[Records contained in a dataset]

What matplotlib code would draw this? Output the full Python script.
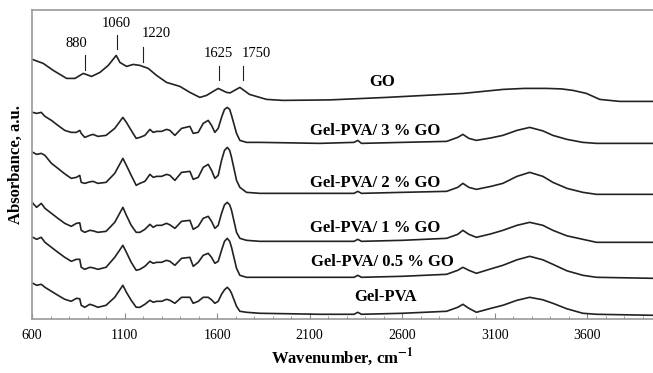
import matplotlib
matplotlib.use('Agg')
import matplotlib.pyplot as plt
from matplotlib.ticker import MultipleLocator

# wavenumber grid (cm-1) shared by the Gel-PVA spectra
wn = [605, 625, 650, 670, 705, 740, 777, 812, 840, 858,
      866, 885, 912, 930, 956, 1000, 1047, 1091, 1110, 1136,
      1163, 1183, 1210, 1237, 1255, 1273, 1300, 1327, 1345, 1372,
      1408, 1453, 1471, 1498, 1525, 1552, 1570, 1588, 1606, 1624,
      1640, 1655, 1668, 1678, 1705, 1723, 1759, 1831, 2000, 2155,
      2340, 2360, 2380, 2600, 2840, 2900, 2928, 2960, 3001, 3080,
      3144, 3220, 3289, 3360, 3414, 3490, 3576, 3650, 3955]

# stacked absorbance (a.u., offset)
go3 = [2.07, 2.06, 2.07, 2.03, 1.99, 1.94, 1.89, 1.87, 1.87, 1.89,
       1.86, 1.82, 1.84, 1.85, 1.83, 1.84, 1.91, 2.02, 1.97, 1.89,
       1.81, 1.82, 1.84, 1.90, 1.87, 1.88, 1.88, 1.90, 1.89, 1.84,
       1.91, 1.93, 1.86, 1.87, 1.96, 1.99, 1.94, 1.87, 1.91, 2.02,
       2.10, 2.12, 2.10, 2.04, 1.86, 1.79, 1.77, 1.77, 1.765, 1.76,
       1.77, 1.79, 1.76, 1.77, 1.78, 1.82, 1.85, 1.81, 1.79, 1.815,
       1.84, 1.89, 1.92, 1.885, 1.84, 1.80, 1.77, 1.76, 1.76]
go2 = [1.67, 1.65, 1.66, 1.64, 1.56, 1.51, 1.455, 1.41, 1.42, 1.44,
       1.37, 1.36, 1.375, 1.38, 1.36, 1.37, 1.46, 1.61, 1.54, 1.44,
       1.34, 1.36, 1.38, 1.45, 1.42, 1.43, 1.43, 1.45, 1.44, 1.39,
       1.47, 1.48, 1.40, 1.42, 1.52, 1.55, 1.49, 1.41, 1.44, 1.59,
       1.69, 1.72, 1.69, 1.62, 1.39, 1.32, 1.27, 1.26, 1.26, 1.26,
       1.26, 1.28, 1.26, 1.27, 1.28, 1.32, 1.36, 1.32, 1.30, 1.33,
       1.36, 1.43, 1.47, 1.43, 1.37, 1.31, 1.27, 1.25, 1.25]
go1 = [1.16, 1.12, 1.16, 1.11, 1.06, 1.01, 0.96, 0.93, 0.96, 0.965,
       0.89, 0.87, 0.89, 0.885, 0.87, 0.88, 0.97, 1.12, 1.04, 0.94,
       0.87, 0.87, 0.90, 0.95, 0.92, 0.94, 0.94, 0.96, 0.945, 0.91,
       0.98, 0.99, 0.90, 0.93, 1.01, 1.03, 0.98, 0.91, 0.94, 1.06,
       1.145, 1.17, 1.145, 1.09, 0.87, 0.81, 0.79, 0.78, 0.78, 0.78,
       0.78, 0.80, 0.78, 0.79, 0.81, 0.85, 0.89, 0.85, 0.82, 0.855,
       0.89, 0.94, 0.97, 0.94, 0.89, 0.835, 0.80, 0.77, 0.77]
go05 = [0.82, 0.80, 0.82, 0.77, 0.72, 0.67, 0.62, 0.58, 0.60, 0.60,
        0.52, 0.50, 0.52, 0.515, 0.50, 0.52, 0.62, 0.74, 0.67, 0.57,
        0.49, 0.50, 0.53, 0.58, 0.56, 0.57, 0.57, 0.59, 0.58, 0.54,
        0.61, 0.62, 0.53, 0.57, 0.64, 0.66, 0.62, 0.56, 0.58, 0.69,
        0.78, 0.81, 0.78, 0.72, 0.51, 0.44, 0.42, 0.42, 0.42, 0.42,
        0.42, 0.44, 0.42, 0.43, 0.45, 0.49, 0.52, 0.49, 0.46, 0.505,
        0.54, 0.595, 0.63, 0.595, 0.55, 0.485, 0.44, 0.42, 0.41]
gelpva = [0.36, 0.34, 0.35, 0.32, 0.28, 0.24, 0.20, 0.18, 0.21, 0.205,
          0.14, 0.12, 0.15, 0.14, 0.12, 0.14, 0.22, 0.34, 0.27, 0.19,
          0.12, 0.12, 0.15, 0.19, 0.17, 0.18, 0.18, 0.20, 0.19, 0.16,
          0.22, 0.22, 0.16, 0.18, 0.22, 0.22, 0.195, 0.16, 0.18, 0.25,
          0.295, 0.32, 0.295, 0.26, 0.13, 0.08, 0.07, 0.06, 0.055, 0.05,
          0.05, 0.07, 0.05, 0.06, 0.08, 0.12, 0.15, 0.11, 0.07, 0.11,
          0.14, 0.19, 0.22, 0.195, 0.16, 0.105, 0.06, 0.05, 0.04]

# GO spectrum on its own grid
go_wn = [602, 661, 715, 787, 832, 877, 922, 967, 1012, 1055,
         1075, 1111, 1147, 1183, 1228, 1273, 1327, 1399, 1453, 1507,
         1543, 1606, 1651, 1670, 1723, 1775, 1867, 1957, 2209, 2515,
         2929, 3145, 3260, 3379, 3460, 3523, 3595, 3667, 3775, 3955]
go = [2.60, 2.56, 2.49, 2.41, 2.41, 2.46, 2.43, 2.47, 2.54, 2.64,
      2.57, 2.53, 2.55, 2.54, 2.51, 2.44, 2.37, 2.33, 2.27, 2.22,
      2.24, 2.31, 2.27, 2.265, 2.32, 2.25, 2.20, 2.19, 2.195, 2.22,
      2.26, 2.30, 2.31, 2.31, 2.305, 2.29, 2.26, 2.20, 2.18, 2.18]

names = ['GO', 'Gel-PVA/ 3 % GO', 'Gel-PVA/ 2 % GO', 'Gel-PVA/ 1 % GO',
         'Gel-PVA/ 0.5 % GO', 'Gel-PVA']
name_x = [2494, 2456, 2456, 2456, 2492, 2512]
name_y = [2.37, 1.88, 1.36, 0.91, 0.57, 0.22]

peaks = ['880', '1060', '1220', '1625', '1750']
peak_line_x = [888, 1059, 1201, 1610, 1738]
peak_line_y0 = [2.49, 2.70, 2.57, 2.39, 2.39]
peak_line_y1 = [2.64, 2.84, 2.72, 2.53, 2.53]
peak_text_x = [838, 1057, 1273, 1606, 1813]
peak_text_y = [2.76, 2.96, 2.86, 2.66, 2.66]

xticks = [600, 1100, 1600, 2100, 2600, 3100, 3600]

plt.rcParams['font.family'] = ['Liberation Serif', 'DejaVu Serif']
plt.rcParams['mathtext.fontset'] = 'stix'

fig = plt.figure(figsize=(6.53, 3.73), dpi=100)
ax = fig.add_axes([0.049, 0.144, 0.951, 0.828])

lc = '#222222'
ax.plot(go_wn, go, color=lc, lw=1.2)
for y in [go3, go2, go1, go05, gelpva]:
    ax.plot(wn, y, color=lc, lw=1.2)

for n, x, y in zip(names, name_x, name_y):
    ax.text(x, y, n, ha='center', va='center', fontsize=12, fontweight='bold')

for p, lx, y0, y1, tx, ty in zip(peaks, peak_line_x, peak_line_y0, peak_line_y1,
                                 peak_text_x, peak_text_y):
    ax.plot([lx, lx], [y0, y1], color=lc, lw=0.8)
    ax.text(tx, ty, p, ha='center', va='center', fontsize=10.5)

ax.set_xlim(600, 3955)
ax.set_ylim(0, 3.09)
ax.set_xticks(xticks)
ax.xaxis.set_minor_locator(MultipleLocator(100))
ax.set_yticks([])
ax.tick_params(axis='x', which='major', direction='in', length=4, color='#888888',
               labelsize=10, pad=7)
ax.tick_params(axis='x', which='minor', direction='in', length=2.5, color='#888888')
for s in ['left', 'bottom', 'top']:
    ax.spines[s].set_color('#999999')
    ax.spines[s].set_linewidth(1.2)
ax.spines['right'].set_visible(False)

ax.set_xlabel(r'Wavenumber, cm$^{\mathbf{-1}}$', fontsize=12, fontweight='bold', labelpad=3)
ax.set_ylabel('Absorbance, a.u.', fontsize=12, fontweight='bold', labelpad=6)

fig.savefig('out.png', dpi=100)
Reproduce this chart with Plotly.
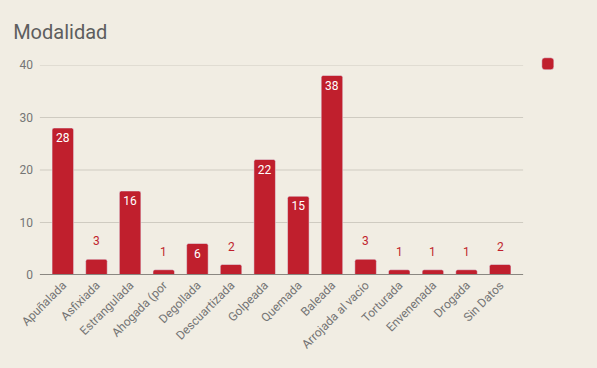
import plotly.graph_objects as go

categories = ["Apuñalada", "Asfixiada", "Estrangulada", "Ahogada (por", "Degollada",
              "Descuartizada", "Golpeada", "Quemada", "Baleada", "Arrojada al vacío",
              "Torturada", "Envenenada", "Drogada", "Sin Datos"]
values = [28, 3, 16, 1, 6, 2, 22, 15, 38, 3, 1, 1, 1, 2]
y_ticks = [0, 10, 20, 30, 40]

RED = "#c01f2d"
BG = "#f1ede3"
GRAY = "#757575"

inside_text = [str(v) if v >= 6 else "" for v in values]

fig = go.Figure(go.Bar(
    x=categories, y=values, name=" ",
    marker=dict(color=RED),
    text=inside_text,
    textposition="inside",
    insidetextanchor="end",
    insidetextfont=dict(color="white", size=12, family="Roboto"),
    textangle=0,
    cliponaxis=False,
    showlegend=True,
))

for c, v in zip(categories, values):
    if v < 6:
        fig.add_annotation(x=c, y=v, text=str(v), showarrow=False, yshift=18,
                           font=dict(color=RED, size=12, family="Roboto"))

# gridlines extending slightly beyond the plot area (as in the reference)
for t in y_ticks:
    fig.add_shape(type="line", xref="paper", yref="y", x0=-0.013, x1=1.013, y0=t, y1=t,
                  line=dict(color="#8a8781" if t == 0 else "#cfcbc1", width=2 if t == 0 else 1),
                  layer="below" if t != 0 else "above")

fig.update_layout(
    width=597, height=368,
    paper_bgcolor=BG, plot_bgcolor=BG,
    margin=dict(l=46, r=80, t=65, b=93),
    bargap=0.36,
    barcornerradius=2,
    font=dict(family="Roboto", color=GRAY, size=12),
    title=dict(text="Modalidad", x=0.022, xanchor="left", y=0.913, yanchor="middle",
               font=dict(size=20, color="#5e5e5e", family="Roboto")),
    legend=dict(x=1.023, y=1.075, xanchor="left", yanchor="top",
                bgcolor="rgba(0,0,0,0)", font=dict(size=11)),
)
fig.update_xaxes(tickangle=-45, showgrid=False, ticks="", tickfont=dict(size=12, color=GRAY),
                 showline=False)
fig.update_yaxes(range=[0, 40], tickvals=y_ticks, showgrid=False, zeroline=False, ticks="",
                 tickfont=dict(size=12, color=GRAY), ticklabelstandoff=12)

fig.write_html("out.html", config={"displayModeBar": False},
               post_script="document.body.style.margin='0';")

- **What the task requires**
Set down again, exactly, the lines of the material above from its first line to the one with "from matplotlib.ticker import MultipleLocator", inclusive. Leave the pictures out.

- **Output**
What matplotlib code would draw this? Output the full Python script.
import matplotlib
matplotlib.use('Agg')
import matplotlib.pyplot as plt
from matplotlib.ticker import MultipleLocator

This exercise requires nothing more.